Like most visitors to Ireland, the first words in Irish I heard on arrival were “Cead míle fáilte,” which means “A hundred thousand welcomes.” During my time in Ireland, I tried to follow the advice, "labhair cibé Gaeilge atá agat," which means "speak whatever Irish you have."
The most obvious place in Ireland to speak Irish is the Gaeltacht, one of the government-recognized Irish-speaking areas. The boundaries of the Gaeltacht were drawn by the Irish Free State after the War of Independence. The Gaeltacht has reduced in size over the years due to various reasons including the state’s continued use of English.
The more Irish you have under your belt, the more you will get from the experience, because the locals speak English often. Be careful of which dialect of Irish you study, and what part of the Gaeltacht you are visiting. Although it is a small country, there are many different accents and a couple of different dialects of Irish. These might throw you for a loop the first time you hear Irish spoken if you are not familiar with certain dialects.
Since Irish is the official language, street signs and plaques in national museums are printed in both Irish and English. The Irish text on road signs is italicized, whereas the English is in bold and all caps and attracts your eye’s attention first.

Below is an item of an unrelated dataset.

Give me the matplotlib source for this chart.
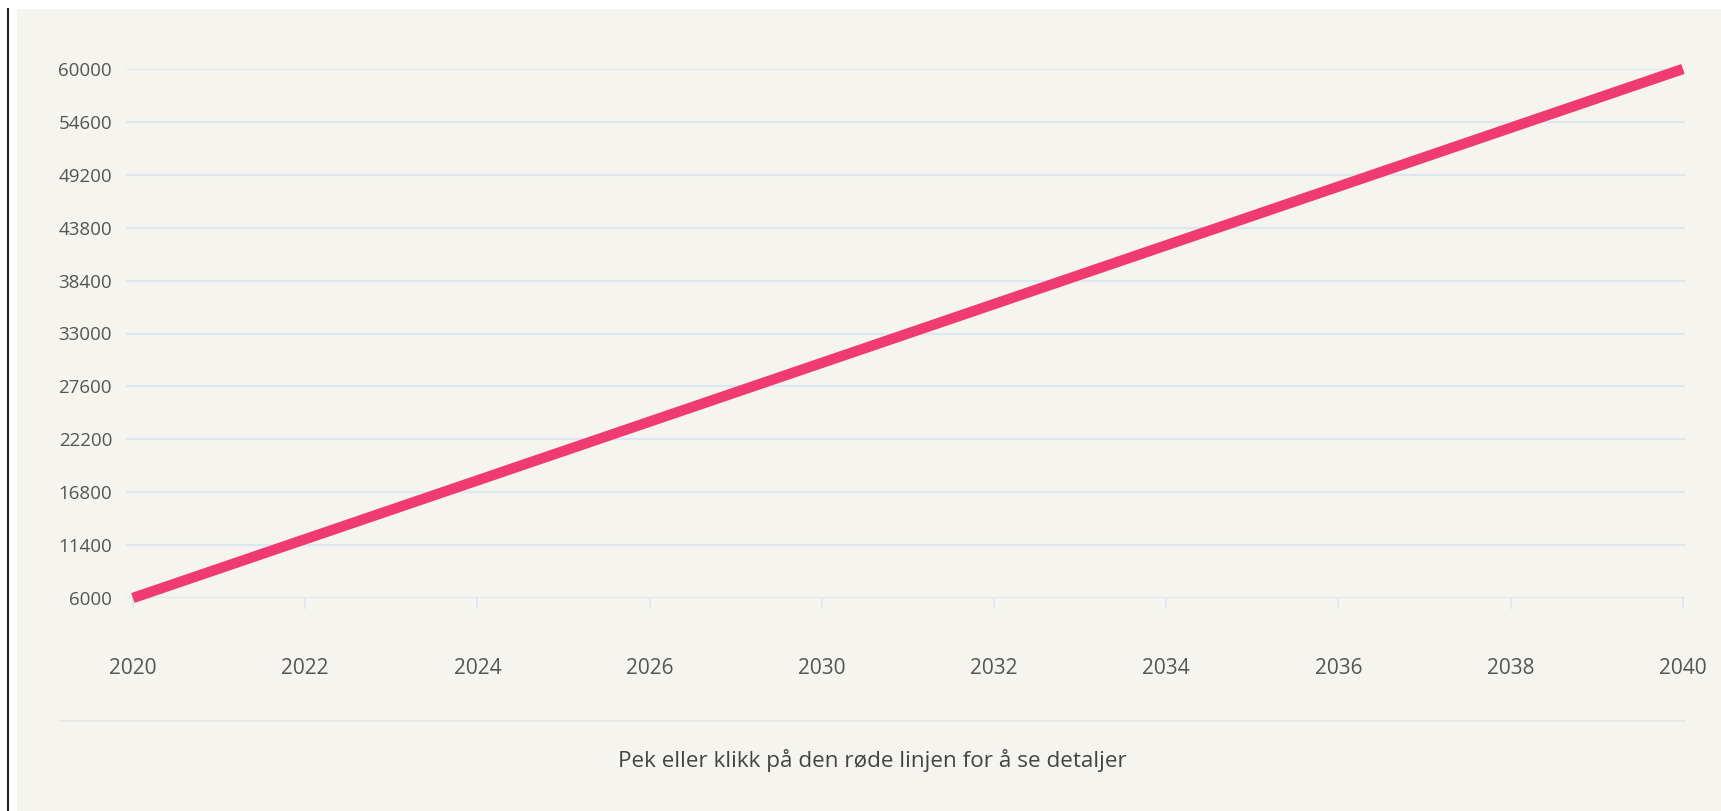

I went to the Gaelic League (Conradh na Gaeilge) bookstore near the top of Grafton Street to pick up an Irish grammar book and all of the shelves were labeled in Irish - it was pleasant to see the language used, but also bewildering since I didn’t know the vocabulary. The clerk greeted me with “Dia duit! Conas atá tú?" ("Hello! How are you?") and it was nice to hear Irish spoken in the capital. After exchanging pleasantries in Irish, I switched to English to explain what I was looking for.
As part of my trip, I spent a weekend in Northern Ireland, where Irish is spoken in some parts. I exchanged a cúpla focal (couple of words) with a friend’s friend, who had previously taught Irish in the United States at Kelly’s Cellars in Belfast. Kelly’s boasts as the meeting place of the United Irishmen who led a quickly crushed rebellion in 1798.
Despite some of my pronunciation mistakes, it was a great experience, and "Is fearr Gaeilge briste ná Béarla cliste" (Broken Irish is better than clever English).